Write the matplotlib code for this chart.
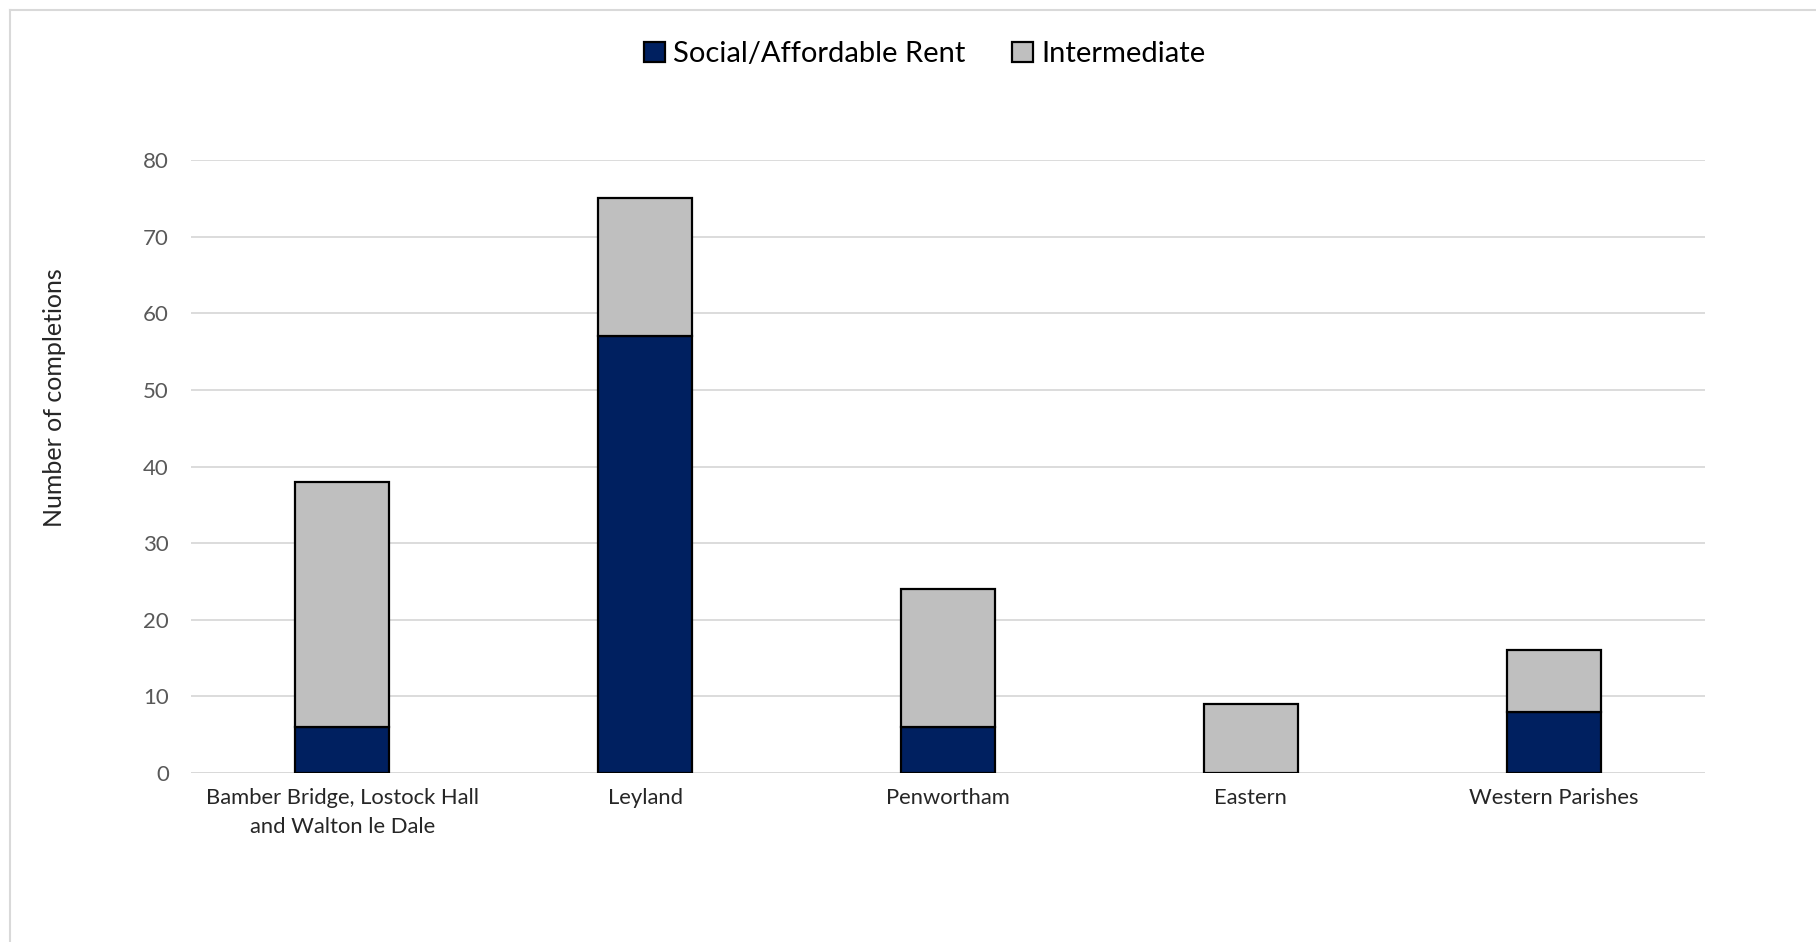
import matplotlib
matplotlib.use("Agg")
import matplotlib.pyplot as plt
from matplotlib.lines import Line2D
import numpy as np

plt.rcParams['font.family'] = ['Lato', 'DejaVu Sans']

categories = ["Bamber Bridge, Lostock Hall\nand Walton le Dale", "Leyland",
              "Penwortham", "Eastern", "Western Parishes"]
social_rent = [6, 57, 6, 0, 8]
intermediate = [32, 18, 18, 9, 8]
y_ticks = [0, 10, 20, 30, 40, 50, 60, 70, 80]

navy = "#002060"
grey = "#BFBFBF"

W, H = 1816, 942
fig = plt.figure(figsize=(W / 100, H / 100), dpi=100)
ax = fig.add_axes([191 / W, 1 - 773 / H, (1705 - 191) / W, (773 - 160) / H])

x = np.arange(len(categories))
w = 0.31
ax.bar(x, social_rent, w, color=navy, edgecolor="black", linewidth=1.6,
       label="Social/Affordable Rent", zorder=3)
ax.bar(x, intermediate, w, bottom=social_rent, color=grey, edgecolor="black",
       linewidth=1.6, label="Intermediate", zorder=3)

ax.set_xlim(-0.5, len(categories) - 0.5)
ax.set_ylim(0, 80)
ax.set_yticks(y_ticks)
ax.yaxis.grid(True, color="#D9D9D9", linewidth=1.3, zorder=0)
for s in ax.spines.values():
    s.set_visible(False)
ax.axhline(0, color="#D9D9D9", linewidth=1.3, zorder=2)
ax.tick_params(axis="y", length=0, pad=16, labelsize=16, labelcolor="#595959")
ax.tick_params(axis="x", length=0, pad=10.5, labelsize=15.8, labelcolor="#262626")
ax.set_xticks(x)
ax.set_xticklabels(categories, linespacing=1.6)

fig.text(54 / W, 1 - 398 / H, "Number of completions", rotation=90, fontsize=18,
         color="#262626", ha="center", va="center")

ax.legend(loc="center", bbox_to_anchor=(925 / W, 1 - 54 / H), bbox_transform=fig.transFigure,
          ncol=2, frameon=False, fontsize=21, handlelength=0.7, handleheight=0.7,
          handletextpad=0.3, columnspacing=1.6)

# light frame around the chart area (left and top edges)
fig.add_artist(Line2D([10 / W, 10 / W], [0, 1 - 10 / H], transform=fig.transFigure,
                      color="#D9D9D9", linewidth=1.5))
fig.add_artist(Line2D([10 / W, 1], [1 - 10 / H, 1 - 10 / H], transform=fig.transFigure,
                      color="#D9D9D9", linewidth=1.5))

fig.savefig("out.png", dpi=100, facecolor="white")
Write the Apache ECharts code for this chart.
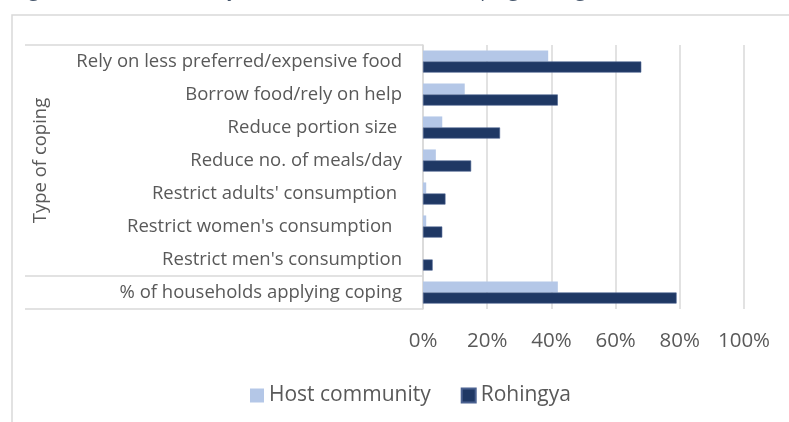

* * * *

Keep the pictures out of your copy, and repeat every entry above exactly.

Answer to this exercise:
Write the matplotlib code for this chart.
import matplotlib
matplotlib.use("Agg")
import matplotlib.pyplot as plt
from matplotlib.lines import Line2D
import numpy as np

plt.rcParams['font.family'] = ['Lato', 'DejaVu Sans']

categories = ["Bamber Bridge, Lostock Hall\nand Walton le Dale", "Leyland",
              "Penwortham", "Eastern", "Western Parishes"]
social_rent = [6, 57, 6, 0, 8]
intermediate = [32, 18, 18, 9, 8]
y_ticks = [0, 10, 20, 30, 40, 50, 60, 70, 80]

navy = "#002060"
grey = "#BFBFBF"

W, H = 1816, 942
fig = plt.figure(figsize=(W / 100, H / 100), dpi=100)
ax = fig.add_axes([191 / W, 1 - 773 / H, (1705 - 191) / W, (773 - 160) / H])

x = np.arange(len(categories))
w = 0.31
ax.bar(x, social_rent, w, color=navy, edgecolor="black", linewidth=1.6,
       label="Social/Affordable Rent", zorder=3)
ax.bar(x, intermediate, w, bottom=social_rent, color=grey, edgecolor="black",
       linewidth=1.6, label="Intermediate", zorder=3)

ax.set_xlim(-0.5, len(categories) - 0.5)
ax.set_ylim(0, 80)
ax.set_yticks(y_ticks)
ax.yaxis.grid(True, color="#D9D9D9", linewidth=1.3, zorder=0)
for s in ax.spines.values():
    s.set_visible(False)
ax.axhline(0, color="#D9D9D9", linewidth=1.3, zorder=2)
ax.tick_params(axis="y", length=0, pad=16, labelsize=16, labelcolor="#595959")
ax.tick_params(axis="x", length=0, pad=10.5, labelsize=15.8, labelcolor="#262626")
ax.set_xticks(x)
ax.set_xticklabels(categories, linespacing=1.6)

fig.text(54 / W, 1 - 398 / H, "Number of completions", rotation=90, fontsize=18,
         color="#262626", ha="center", va="center")

ax.legend(loc="center", bbox_to_anchor=(925 / W, 1 - 54 / H), bbox_transform=fig.transFigure,
          ncol=2, frameon=False, fontsize=21, handlelength=0.7, handleheight=0.7,
          handletextpad=0.3, columnspacing=1.6)

# light frame around the chart area (left and top edges)
fig.add_artist(Line2D([10 / W, 10 / W], [0, 1 - 10 / H], transform=fig.transFigure,
                      color="#D9D9D9", linewidth=1.5))
fig.add_artist(Line2D([10 / W, 1], [1 - 10 / H, 1 - 10 / H], transform=fig.transFigure,
                      color="#D9D9D9", linewidth=1.5))

fig.savefig("out.png", dpi=100, facecolor="white")
Write the Apache ECharts code for this chart.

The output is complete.